Reporter: Ferrika Sari | Editor: Herlina Kartika Dewi
KONTAN.CO.ID - JAKARTA. Batas waktu bagi perusahaan asuransi melakukan spin off Unit Usaha Syariah (UUS) semakin dekat. Akan tetapi, masih ada 48 perusahaan yang belum siap melakukan spin off.
Otoritas Jasa Keuangan (OJK) mencatat, 48 unit syariah tersebut berasal dari 22 unit syariah asuransi jiwa, 24 unit syariah asuransi umum dan dua unit syariah reasuransi. Sementara perusahaan yang telah melakukan spin off baru empat perusahaan, yaitu satu unit syariah dari perusahaan asuransi jiwa, dua unit syariah dari asuransi umum dan satu dari unit syariah perusahaan reasuransi.
Terkait hal itu, otoritas mewajibakn perusahaan untuk menyampaikan rencana spin off paling lambat Oktober 2020.
Juru Bicara OJK Sekar Putih Djarot berharap, pelaku usaha asuransi segera melakukan spin off segera mungkin sebelum batas waktu yang ditentukan.

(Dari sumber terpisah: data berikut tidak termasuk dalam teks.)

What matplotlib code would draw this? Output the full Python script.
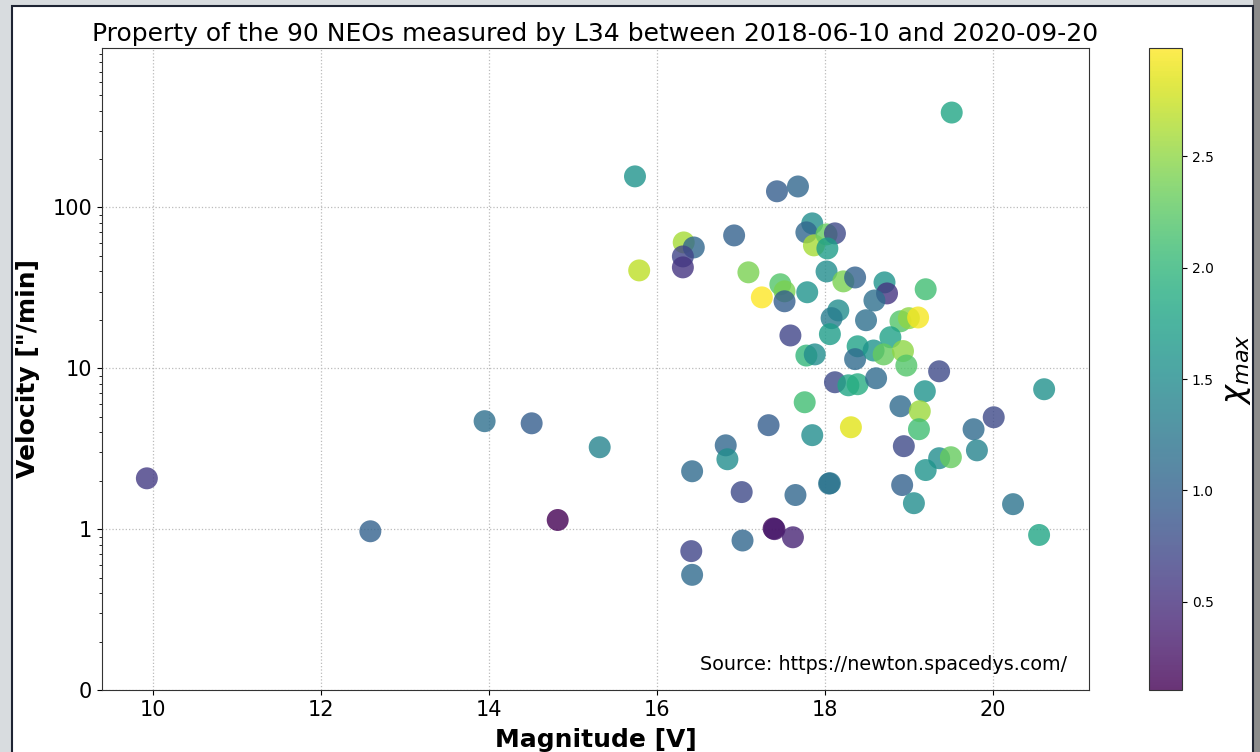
import numpy as np
import matplotlib
matplotlib.use("Agg")
import matplotlib.pyplot as plt
from matplotlib.patches import Rectangle
from matplotlib.ticker import FormatStrFormatter, NullFormatter

# -------------------------------------------------------------
# Data (magnitude V, velocity "/min, chi_max)
# -------------------------------------------------------------
magnitude = [
    9.93, 12.59, 13.95, 14.51, 14.82, 15.32, 15.74, 15.79, 16.32, 16.44,
    16.31, 16.31, 16.42, 16.41, 16.42, 16.92, 16.82, 16.84, 17.01, 17.02,
    17.09, 17.25, 17.33, 17.39, 17.62, 17.43, 17.68, 17.47, 17.52, 17.52,
    17.59, 17.79, 17.85, 17.78, 17.87, 18.02, 18.12, 18.03, 18.02, 18.22,
    18.36, 18.71, 18.74, 18.59, 19.20, 18.16, 18.08, 18.49, 18.90, 19.00,
    19.11, 18.06, 17.78, 17.88, 18.39, 18.36, 18.58, 18.78, 18.70, 18.93,
    18.97, 19.36, 18.12, 18.28, 18.39, 18.61, 19.19, 17.76, 17.85, 18.31,
    18.90, 19.13, 19.12, 18.94, 19.36, 19.50, 19.20, 18.06, 18.05, 17.65,
    18.92, 19.06, 19.77, 19.81, 20.01, 20.24, 20.55, 20.61, 19.51, 17.40,
]
velocity = [
    2.07, 0.97, 4.69, 4.55, 1.14, 3.23, 156, 40.6, 60.6, 56.4,
    49.6, 42.4, 2.29, 0.73, 0.52, 67, 3.32, 2.72, 1.70, 0.85,
    39.5, 27.6, 4.43, 1.01, 0.89, 126, 135, 33.3, 30.1, 26.1,
    16.0, 29.7, 79.6, 70, 58.1, 68, 69, 55.6, 40, 34.7,
    36.7, 34.2, 29.2, 26.4, 31, 22.9, 20.5, 19.9, 19.6, 20.5,
    20.7, 16.3, 12.0, 12.2, 13.7, 11.4, 12.9, 15.6, 12.2, 12.8,
    10.4, 9.58, 8.19, 7.84, 7.96, 8.67, 7.2, 6.15, 3.84, 4.30,
    5.81, 5.41, 4.18, 3.28, 2.76, 2.80, 2.33, 1.93, 1.92, 1.63,
    1.88, 1.45, 4.18, 3.09, 4.96, 1.43, 0.92, 7.41, 389, 1.00,
]
chi_max = [
    0.60, 1.00, 1.15, 0.95, 0.105, 1.40, 1.60, 2.70, 2.60, 1.05,
    0.70, 0.55, 1.10, 0.70, 1.10, 1.00, 1.05, 1.50, 0.75, 1.05,
    2.40, 2.985, 0.95, 0.20, 0.40, 0.95, 1.05, 2.20, 2.40, 0.95,
    0.70, 1.60, 1.50, 1.05, 2.60, 2.30, 0.75, 1.70, 1.50, 2.40,
    1.00, 1.60, 0.55, 1.15, 2.10, 1.50, 1.30, 1.15, 2.20, 2.50,
    2.95, 1.70, 2.00, 1.50, 1.75, 1.10, 1.60, 1.75, 2.30, 2.50,
    2.20, 0.75, 0.75, 1.80, 1.90, 1.10, 1.60, 2.10, 1.50, 2.85,
    1.10, 2.55, 2.10, 0.75, 1.50, 2.30, 1.60, 1.25, 1.20, 1.05,
    1.00, 1.50, 1.10, 1.40, 0.75, 1.20, 1.80, 1.55, 1.80, 0.30,
]

title = "Property of the 90 NEOs measured by L34 between 2018-06-10 and 2020-09-20"
source = "Source: https://newton.spacedys.com/"

# -------------------------------------------------------------
# Figure with window-like frame
# -------------------------------------------------------------
fig = plt.figure(figsize=(12.6, 7.52), dpi=100)
fig.patch.set_facecolor("#d8dcdf")
fig.patches.append(Rectangle((1253 / 1260, 0), 7 / 1260, 1, transform=fig.transFigure,
                             facecolor="#8c8c8c", edgecolor="none", zorder=-3))
fig.patches.append(Rectangle((12 / 1260, -0.05), 1241 / 1260, 1.05 - 6 / 752,
                             transform=fig.transFigure, facecolor="white",
                             edgecolor="#1e2433", linewidth=1.5, zorder=-2))

ax = fig.add_axes([102 / 1260, 62 / 752, 987 / 1260, 642 / 752])
cax = fig.add_axes([1149 / 1260, 62 / 752, 33 / 1260, 642 / 752])

sc = ax.scatter(magnitude, velocity, c=chi_max, cmap="viridis", s=250,
                alpha=0.8, edgecolors="none", zorder=3)

ax.set_yscale("log")
ax.set_ylim(0.1, 980)
ax.yaxis.set_major_formatter(FormatStrFormatter("%d"))
ax.yaxis.set_minor_formatter(NullFormatter())
ax.grid(True, which="major", linestyle=":", color="#bbbbbb", linewidth=0.9)
ax.set_axisbelow(True)

ax.tick_params(axis="both", which="major", labelsize=15)
for sp in ax.spines.values():
    sp.set_color("#333333")

ax.set_title(title, fontsize=18, pad=5)
ax.set_xlabel("Magnitude [V]", fontsize=18, fontweight="bold", labelpad=6)
ax.set_ylabel('Velocity ["/min]', fontsize=18, fontweight="bold", labelpad=9)
ax.text(0.978, 0.025, source, transform=ax.transAxes, ha="right", va="bottom",
        fontsize=13.8)

cb = fig.colorbar(sc, cax=cax)
cb.ax.tick_params(labelsize=10)
cb.set_label(r"$\chi_{max}$", fontsize=23, labelpad=6)
cb.outline.set_edgecolor("#333333")

fig.savefig("out.png", dpi=100, facecolor=fig.get_facecolor())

“OJK mendorong spin off dari beberapa sisi yaitu pengaturan, pengawasan, maupun pengembangan kapasitas industri,” kata Sekar kepada Kontan.co.id, Rabu (6/2).
Selain itu, merekomendasikan kepada pelaku industri melakukan penguatan kapasitas perusahaan dalam rangka mempersiapkan spin off, baik dari sisi sumber daya manusia (SDM) maupun infrastruktur yang mendukung bisnis syariah.
Asosiasi Asuransi Syariah Indonesia (AASI) menilai, lambatnya pelaku usaha menerapkan spin off karena terhalang oleh sejumlah kendala. Hambatan pertama, perusahaan asuransi joint venture dengan investor asing sulit masuk ke pasar Indonesia, karena harus menggaet lebih banyak mitra lokal.
Sebagaimana Peraturan Pemerintah (PP) Nomor 14 Tahun 2018 Tentang Kepemilikan Asing Perusahaan Perasuransian. Dalam pasal 5 ayat 1, menyebutkan bahwa kepemilikan perusahaan asing tidak melebih 80% modal yang disetor.
“Untuk joint venture, pihak asing mempunyai ekuitas yang sangat besar. Tapi mereka harus memenuhi ketentuan 20% mitra lokal, dan itu tidak gampang,” katanya.
Hambatan kedua, dari sisi kecukupan modal. Perusahaan yang sudah spin off harus memiliki minimal modal Rp 50 miliar, sedang perusahaan reasuransi Rp 100 miliar. Syarat ini tertuang dalam Peraturan OJK Nomor 65 Tahun 2016.
Pihaknya yakin perusahaan bisa mencapai syarat modal minimal tersebut, tapi besaran modal itu dinilai kurang mencukupi untuk melakukan ekspansi pasar yang lebih besar. Mengingat, pasar syariah di Indonesia masih relatif kecil.
Hambatan ketiga adalah modal UUS untuk perusahaan asuransi lokal sangat kecil. Kondisi tersebut berpengaruh jika perusahaan melakukan ekspansi maka penetrasi pasar lebih lambat dan kalah bersaing dengan perusahaan yang sudah kuat secara permodalan.
Ditambah lagi, perbankan syariah kian selektif memberikan pendanaan karena tingkat kredit masalah (NPF) terus naik. Akibatnya, penyaluran kredit perbankan lebih ketat, sedangkan perusahaan asuransi masih mengandalkan 40%-50% pendanaan dari perbankan.
Hambatan keempat, perusahaan juga dibebankan besaran fixed cost sekitar Rp 20 miliar untuk pengembangan SDM dan divisi umum. Sementara beban usaha Rp 20 miliar untuk biaya akuisisi dan pemasaran.
Berbagai kendala tersebut, membuat tingkat kepercayaan perusahaan asuransi untuk spin off turun. Merujuk data AASI, awalnya perusahaan asuransi jiwa masih optimistis di angka 82,6%, tapi turun menjadi 45%. Sedangkan asuransi umum dan reasuransi yang awalnya optimistis 80,6%, turun signifikan menjadi 22%.
Maka itu, menurut Roni, untuk bisa melebarkan pangsa pasarnya, UUS perusahaan asuransi harus memiliki produk yang inovatif serta meningkatkan investasinya di bidang teknologi.